Crucially, this agent-specific memory hierarchy implies a necessary tradeoff: speed for capacity. And if there is no human in the loop in real-time, lower speed is no longer a core consideration. If an agent is running an overnight job, it doesn't care about latency's impact on user experience; it only cares about getting the job done. If a new memory approach makes a complex task possible, some latency is acceptable.

Meanwhile, if latency is no longer the primary concern, the pursuit of maximum compute and high-bandwidth memory (HBM) seems misplaced: if latency is not a hard constraint, then slower, cheaper memory (like traditional DRAM) is more attractive. If the system is mostly waiting on memory responses, chips don't need to be on the most advanced process nodes. This implies a radical shift in architecture, but not the disappearance of existing architectures:

  • Training: Will remain important, and NVIDIA's current architecture (high compute, HBM, fast networking) will continue to dominate.

  • Answer inference: Will be an important but relatively small market, where maximum speed (like Cerebras or Groq) will be very useful.

  • Agentic inference: Will increasingly decouple from GPUs. GPUs' weakness — wasting memory during prefill and compute during decode — will become more pronounced. It will be replaced by systems dominated by high-capacity, low-cost memory, with "good enough" compute. Indeed, the speed of CPUs handling tool calls may matter more than the speed of GPUs.

At the same time, these categories are not equal in scale and importance. Specifically, agentic inference will be the largest market in the future, because it is not constrained by the number of humans or the amount of human time. Today's agents are just fancy answer inference; true future agentic inference will be computers doing work based on instructions from other computers, with a market size that scales not with population but with compute.

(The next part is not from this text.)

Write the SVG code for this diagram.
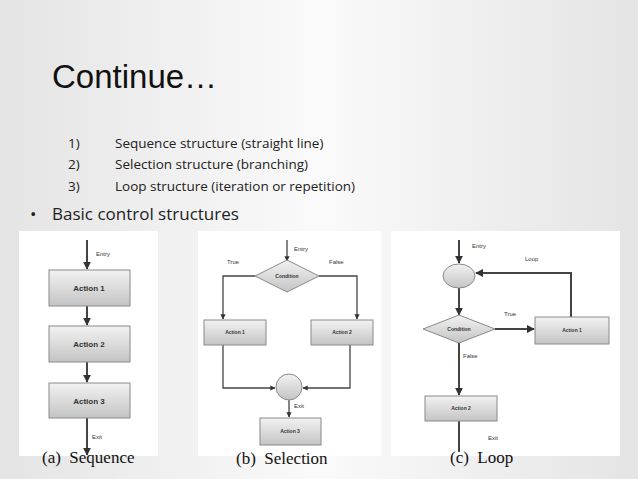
<svg xmlns="http://www.w3.org/2000/svg" width="638" height="479" viewBox="0 0 638 479">
<defs>
<linearGradient id="bg" x1="0" y1="0" x2="1" y2="0"><stop offset="0" stop-color="#e4e4e4"/><stop offset="0.5" stop-color="#fafafa"/><stop offset="1" stop-color="#e4e4e4"/></linearGradient>
<linearGradient id="box" x1="0" y1="0" x2="0" y2="1"><stop offset="0" stop-color="#f2f2f2"/><stop offset="1" stop-color="#c4c4c4"/></linearGradient>
<marker id="ar" viewBox="0 0 10 10" refX="9" refY="5" markerWidth="4" markerHeight="4" orient="auto"><path d="M0,0L10,5L0,10z" fill="#333"/></marker>
</defs>
<style>
.bx{fill:url(#box);stroke:#8a8a8a;stroke-width:1}
.ln{fill:none;stroke:#444;stroke-width:2}
.tn{fill:none;stroke:#444;stroke-width:1.3}
.lb{font-family:"Liberation Sans",Arial,sans-serif;font-weight:bold;fill:#333;text-anchor:middle}
.sm{font-family:"Liberation Sans",Arial,sans-serif;font-size:6px;fill:#333}
.cap{font-family:"Liberation Serif","Times New Roman",serif;font-size:17px;fill:#111}
.li{font-family:"Open Sans","DejaVu Sans",sans-serif;font-size:13.5px;fill:#222}
</style>
<rect width="638" height="479" fill="url(#bg)"/>
<text x="52" y="88" font-family="Liberation Sans,Arial,sans-serif" font-size="33" fill="#111">Continue…</text>
<text class="li" x="68" y="148">1)</text><text class="li" x="115" y="148">Sequence structure (straight line)</text>
<text class="li" x="68" y="169">2)</text><text class="li" x="115" y="169">Selection structure (branching)</text>
<text class="li" x="68" y="191">3)</text><text class="li" x="115" y="191">Loop structure (iteration or repetition)</text>
<text x="30" y="220" font-family="Open Sans,sans-serif" font-size="17" fill="#222">•</text>
<text x="52" y="220" font-family="Open Sans,DejaVu Sans,sans-serif" font-size="17" fill="#222">Basic control structures</text>
<rect x="19" y="231" width="139" height="225" fill="#fff"/>
<rect x="198" y="231" width="183" height="225" fill="#fff"/>
<rect x="391" y="231" width="229" height="225" fill="#fff"/>
<g id="connectors">
<path class="ln" d="M87,240V269" marker-end="url(#ar)"/>
<path class="ln" d="M87,306V325" marker-end="url(#ar)"/>
<path class="ln" d="M87,362V382" marker-end="url(#ar)"/>
<path class="ln" d="M87,418V455" marker-end="url(#ar)"/>
<path class="tn" d="M287,240V261" marker-end="url(#ar)"/>
<path class="tn" d="M255,276H223V319" marker-end="url(#ar)"/>
<path class="tn" d="M319,276H357V319" marker-end="url(#ar)"/>
<path class="tn" d="M223,345V388H275" marker-end="url(#ar)"/>
<path class="tn" d="M350,345V388H303" marker-end="url(#ar)"/>
<path class="tn" d="M289,400V417" marker-end="url(#ar)"/>
<path class="ln" d="M459,240V263" marker-end="url(#ar)"/>
<path class="ln" d="M459,288V315" marker-end="url(#ar)"/>
<path class="ln" d="M495,329H534" marker-end="url(#ar)"/>
<path class="ln" d="M571,317V273H476" marker-end="url(#ar)"/>
<path class="ln" d="M459,343V395" marker-end="url(#ar)"/>
<path class="ln" d="M459,421V452"/>
</g>
<g id="a-a1"><rect class="bx" x="49" y="270" width="81" height="36"/><text class="lb" x="89" y="291" font-size="8">Action 1</text></g>
<g id="a-a2"><rect class="bx" x="49" y="326" width="81" height="36"/><text class="lb" x="89" y="347" font-size="8">Action 2</text></g>
<g id="a-a3"><rect class="bx" x="49" y="383" width="81" height="35"/><text class="lb" x="89" y="404" font-size="8">Action 3</text></g>
<text class="sm" x="96" y="256">Entry</text><text class="sm" x="92" y="439">Exit</text>
<g id="b-cond"><polygon class="bx" points="287,260 319,276 287,292 255,276"/><text class="lb" x="287" y="278" font-size="5">Condition</text></g>
<g id="b-a1"><rect class="bx" x="204" y="320" width="62" height="25"/><text class="lb" x="235" y="334" font-size="5">Action 1</text></g>
<g id="b-a2"><rect class="bx" x="311" y="320" width="62" height="25"/><text class="lb" x="342" y="334" font-size="5">Action 2</text></g>
<g id="b-join"><ellipse class="bx" cx="289" cy="387" rx="13" ry="13"/></g>
<g id="b-a3"><rect class="bx" x="260" y="418" width="61" height="27"/><text class="lb" x="290" y="433" font-size="5">Action 3</text></g>
<text class="sm" x="294" y="251" font-size="4.5">Entry</text><text class="sm" x="227" y="264" font-size="4.5">True</text><text class="sm" x="329" y="264" font-size="4.5">False</text><text class="sm" x="294" y="408" font-size="4.5">Exit</text>
<g id="c-join"><ellipse class="bx" cx="459" cy="276" rx="16" ry="12"/></g>
<g id="c-cond"><polygon class="bx" points="459,315 495,329 459,343 423,329"/><text class="lb" x="459" y="331" font-size="5">Condition</text></g>
<g id="c-a1"><rect class="bx" x="535" y="317" width="74" height="27"/><text class="lb" x="572" y="332" font-size="5">Action 1</text></g>
<g id="c-a2"><rect class="bx" x="425" y="396" width="72" height="25"/><text class="lb" x="461" y="410" font-size="5">Action 2</text></g>
<text class="sm" x="472" y="248" font-size="4.5">Entry</text><text class="sm" x="525" y="261" font-size="4.5">Loop</text><text class="sm" x="504" y="316" font-size="4.5">True</text><text class="sm" x="463" y="358" font-size="4.5">False</text><text class="sm" x="488" y="440" font-size="4.5">Exit</text>
<text class="cap" x="42" y="463">(a)&#160; Sequence</text>
<text class="cap" x="236" y="464">(b)&#160; Selection</text>
<text class="cap" x="450" y="463">(c)&#160; Loop</text>
</svg>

Implications of Agentic Inference for Compute

Until now, mentioning "scaling with compute" has mostly implied being bullish on NVIDIA. However, NVIDIA's relative advantage to date has been largely built on latency: NVIDIA chips are extremely fast at compute, but to keep that compute from sitting idle requires massive investment in HBM and networking. If latency is no longer the core constraint, NVIDIA's approach seems less worth paying a premium for.

NVIDIA is aware of this shift: the company has introduced an inference framework called Dynamo to help decompose the different parts of inference, and products like disaggregated memory and CPU racks to enable larger KV caches and faster tool calls, keeping expensive GPUs busy. But ultimately, hyperscalers may look for alternatives for cost and simplicity on tasks where agentic inference is not GPU-constrained.

Meanwhile, China lacks top-tier compute but has everything needed for agentic inference: GPUs that are fast enough, CPUs that are fast enough, DRAM, hard drives, and more. The challenge is, of course, training compute; additionally, answer inference may matter more for national security (particularly military applications).

Another interesting angle is space: slower chips actually make "space datacenters" more viable. First, if memory can be external, chips can be simpler and run cooler. Second, older process nodes, being physically larger, are more resistant to space radiation. Third, older process nodes draw less power, creating less heat. Fourth, non-leading-edge processes mean higher reliability, which is critical on satellites that cannot be serviced.

NVIDIA CEO Jensen Huang often says "Moore's Law is dead"; he means that future speedups will come from system-level innovation. However, when agents can act independently of humans, the deeper implication may be that Moore's Law no longer matters. The way we get more compute is by realizing that the compute we already have is "good enough."